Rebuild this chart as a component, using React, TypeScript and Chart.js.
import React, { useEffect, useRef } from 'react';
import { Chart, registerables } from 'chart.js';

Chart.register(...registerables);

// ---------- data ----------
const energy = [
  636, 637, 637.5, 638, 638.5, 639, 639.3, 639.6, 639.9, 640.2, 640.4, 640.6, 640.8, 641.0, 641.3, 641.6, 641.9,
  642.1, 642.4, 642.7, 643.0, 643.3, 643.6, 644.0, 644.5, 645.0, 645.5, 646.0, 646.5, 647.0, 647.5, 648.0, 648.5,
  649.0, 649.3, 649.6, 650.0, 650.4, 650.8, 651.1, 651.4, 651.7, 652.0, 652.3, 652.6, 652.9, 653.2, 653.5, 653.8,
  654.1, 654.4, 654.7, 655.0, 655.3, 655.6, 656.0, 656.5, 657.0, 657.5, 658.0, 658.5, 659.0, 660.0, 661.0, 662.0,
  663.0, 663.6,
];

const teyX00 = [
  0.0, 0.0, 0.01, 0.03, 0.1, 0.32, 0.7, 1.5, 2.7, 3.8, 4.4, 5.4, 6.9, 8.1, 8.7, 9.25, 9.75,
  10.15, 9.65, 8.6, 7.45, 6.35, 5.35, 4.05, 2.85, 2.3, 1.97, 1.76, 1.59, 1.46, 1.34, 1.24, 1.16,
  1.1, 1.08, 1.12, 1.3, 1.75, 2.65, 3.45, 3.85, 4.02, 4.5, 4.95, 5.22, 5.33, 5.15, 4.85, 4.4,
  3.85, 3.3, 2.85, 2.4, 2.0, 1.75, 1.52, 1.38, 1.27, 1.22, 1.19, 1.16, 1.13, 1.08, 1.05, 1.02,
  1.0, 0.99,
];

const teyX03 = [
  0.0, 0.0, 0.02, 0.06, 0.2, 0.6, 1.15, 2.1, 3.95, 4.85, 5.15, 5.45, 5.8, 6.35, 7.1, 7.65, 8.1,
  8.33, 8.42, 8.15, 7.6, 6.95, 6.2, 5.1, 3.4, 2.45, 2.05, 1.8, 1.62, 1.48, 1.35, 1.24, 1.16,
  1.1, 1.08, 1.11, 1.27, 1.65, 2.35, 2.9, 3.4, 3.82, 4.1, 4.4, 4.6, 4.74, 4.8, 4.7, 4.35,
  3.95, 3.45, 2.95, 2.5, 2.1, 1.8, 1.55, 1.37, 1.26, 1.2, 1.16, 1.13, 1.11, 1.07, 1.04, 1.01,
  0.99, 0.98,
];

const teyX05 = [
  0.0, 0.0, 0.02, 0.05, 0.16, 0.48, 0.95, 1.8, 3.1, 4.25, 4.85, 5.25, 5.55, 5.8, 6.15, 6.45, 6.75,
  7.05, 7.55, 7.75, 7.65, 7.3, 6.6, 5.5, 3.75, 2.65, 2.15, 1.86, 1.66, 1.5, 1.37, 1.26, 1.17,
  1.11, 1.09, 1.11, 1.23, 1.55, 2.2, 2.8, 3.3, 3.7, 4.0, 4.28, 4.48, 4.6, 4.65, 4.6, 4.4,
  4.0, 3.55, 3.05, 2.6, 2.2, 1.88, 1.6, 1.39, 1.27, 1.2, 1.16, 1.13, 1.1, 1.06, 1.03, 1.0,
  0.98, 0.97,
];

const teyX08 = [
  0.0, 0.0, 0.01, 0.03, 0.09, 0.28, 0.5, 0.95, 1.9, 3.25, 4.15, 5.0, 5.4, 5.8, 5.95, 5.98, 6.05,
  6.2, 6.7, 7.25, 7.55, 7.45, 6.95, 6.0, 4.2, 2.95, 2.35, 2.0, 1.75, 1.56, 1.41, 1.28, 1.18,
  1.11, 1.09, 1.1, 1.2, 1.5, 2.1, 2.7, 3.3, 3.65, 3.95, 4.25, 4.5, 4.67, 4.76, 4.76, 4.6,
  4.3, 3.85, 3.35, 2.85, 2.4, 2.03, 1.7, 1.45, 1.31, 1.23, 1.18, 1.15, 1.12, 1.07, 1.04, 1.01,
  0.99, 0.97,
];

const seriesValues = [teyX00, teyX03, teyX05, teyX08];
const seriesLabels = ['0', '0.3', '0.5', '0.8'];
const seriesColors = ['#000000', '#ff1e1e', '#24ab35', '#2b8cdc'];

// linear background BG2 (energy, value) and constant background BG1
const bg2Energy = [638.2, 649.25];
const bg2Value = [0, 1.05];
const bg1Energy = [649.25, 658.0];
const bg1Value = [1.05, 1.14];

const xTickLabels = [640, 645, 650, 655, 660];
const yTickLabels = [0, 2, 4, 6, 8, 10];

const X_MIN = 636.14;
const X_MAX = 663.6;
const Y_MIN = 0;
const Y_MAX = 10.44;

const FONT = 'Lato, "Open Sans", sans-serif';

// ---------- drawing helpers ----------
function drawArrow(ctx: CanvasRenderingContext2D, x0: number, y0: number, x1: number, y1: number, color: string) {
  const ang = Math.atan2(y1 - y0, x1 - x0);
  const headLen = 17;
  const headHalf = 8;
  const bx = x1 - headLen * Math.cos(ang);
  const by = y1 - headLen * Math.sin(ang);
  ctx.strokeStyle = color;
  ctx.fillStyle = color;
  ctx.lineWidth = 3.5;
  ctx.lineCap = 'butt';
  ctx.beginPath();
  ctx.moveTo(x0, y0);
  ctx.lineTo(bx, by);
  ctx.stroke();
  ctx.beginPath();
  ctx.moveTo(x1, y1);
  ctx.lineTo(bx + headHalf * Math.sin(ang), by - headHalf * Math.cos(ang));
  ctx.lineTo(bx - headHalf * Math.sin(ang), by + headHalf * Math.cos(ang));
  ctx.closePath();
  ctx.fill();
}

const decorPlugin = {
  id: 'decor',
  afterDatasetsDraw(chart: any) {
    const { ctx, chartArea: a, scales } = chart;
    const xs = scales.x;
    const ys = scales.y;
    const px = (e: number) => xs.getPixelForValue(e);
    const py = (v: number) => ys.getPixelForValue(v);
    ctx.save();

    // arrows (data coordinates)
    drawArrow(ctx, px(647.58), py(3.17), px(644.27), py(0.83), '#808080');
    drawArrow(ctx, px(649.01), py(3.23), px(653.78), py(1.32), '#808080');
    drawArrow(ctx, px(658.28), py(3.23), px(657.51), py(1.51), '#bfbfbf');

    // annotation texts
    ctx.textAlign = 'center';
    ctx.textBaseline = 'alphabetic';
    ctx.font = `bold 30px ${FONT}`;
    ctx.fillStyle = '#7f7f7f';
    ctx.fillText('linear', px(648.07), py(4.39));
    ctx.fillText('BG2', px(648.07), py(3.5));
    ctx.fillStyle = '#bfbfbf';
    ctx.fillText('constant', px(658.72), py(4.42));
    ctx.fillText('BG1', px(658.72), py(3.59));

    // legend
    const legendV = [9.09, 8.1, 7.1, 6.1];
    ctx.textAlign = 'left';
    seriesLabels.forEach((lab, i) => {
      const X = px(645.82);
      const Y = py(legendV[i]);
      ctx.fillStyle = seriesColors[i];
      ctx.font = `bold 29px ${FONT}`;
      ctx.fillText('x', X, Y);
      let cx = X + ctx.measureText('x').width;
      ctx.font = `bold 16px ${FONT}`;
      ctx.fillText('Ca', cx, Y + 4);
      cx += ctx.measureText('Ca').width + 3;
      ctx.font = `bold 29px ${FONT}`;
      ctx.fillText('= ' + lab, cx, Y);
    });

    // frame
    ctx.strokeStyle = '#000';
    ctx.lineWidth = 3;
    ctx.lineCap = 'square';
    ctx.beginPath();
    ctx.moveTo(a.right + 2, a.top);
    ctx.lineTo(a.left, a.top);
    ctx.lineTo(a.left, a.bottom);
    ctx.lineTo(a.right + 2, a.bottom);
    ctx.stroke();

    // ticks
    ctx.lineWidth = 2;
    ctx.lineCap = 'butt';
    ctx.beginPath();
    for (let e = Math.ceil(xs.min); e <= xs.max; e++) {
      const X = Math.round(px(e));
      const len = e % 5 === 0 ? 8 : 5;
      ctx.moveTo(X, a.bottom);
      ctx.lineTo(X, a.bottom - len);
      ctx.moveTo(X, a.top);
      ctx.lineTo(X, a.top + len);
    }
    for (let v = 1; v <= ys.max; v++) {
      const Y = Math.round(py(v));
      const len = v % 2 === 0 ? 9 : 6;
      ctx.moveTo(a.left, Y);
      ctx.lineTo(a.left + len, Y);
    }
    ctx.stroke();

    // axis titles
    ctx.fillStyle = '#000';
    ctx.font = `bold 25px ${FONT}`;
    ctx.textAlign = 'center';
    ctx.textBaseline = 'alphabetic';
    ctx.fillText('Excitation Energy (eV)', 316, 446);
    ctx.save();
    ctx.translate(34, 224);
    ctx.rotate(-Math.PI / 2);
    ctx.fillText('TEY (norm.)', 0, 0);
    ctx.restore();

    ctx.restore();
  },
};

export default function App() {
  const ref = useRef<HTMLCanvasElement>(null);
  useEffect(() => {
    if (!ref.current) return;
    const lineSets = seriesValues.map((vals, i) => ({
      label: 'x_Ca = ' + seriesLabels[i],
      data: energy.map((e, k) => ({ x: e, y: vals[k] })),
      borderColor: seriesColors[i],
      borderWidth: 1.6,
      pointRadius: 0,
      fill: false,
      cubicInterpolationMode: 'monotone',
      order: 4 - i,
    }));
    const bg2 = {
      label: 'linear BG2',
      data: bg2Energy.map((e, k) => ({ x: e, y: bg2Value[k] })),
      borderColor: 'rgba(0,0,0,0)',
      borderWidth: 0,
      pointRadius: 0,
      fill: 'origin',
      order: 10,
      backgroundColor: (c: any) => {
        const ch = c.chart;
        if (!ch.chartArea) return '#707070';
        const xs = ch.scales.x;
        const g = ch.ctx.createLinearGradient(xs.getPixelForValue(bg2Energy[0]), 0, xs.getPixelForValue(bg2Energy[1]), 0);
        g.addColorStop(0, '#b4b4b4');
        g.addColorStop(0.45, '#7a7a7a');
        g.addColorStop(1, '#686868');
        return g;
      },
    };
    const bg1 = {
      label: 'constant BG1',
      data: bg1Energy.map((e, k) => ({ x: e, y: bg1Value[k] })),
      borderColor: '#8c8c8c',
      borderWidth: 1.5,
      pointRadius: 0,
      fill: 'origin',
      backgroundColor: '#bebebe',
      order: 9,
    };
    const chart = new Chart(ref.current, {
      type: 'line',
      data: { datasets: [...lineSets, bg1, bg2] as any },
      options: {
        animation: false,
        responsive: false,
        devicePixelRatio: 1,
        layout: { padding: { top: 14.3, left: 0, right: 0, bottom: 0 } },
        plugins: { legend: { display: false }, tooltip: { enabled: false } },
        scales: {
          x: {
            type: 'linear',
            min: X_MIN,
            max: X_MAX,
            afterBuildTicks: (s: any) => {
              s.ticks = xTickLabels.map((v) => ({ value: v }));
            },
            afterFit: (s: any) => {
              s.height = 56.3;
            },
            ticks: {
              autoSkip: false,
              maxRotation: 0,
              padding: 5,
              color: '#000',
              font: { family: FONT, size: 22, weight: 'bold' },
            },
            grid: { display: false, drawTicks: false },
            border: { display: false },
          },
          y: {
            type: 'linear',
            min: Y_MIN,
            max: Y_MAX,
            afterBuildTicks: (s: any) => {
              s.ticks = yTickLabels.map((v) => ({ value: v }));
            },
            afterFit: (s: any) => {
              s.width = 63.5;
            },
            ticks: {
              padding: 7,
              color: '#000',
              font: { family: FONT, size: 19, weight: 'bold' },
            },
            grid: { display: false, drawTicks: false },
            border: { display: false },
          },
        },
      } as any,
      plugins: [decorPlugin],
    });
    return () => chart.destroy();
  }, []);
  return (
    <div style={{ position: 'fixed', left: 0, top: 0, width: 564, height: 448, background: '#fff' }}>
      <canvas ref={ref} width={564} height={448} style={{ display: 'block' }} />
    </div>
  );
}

◆ **Stated goal**
Give the number of lines in the listing above that hold the string "React", with nothing else.

◆ **Response**
2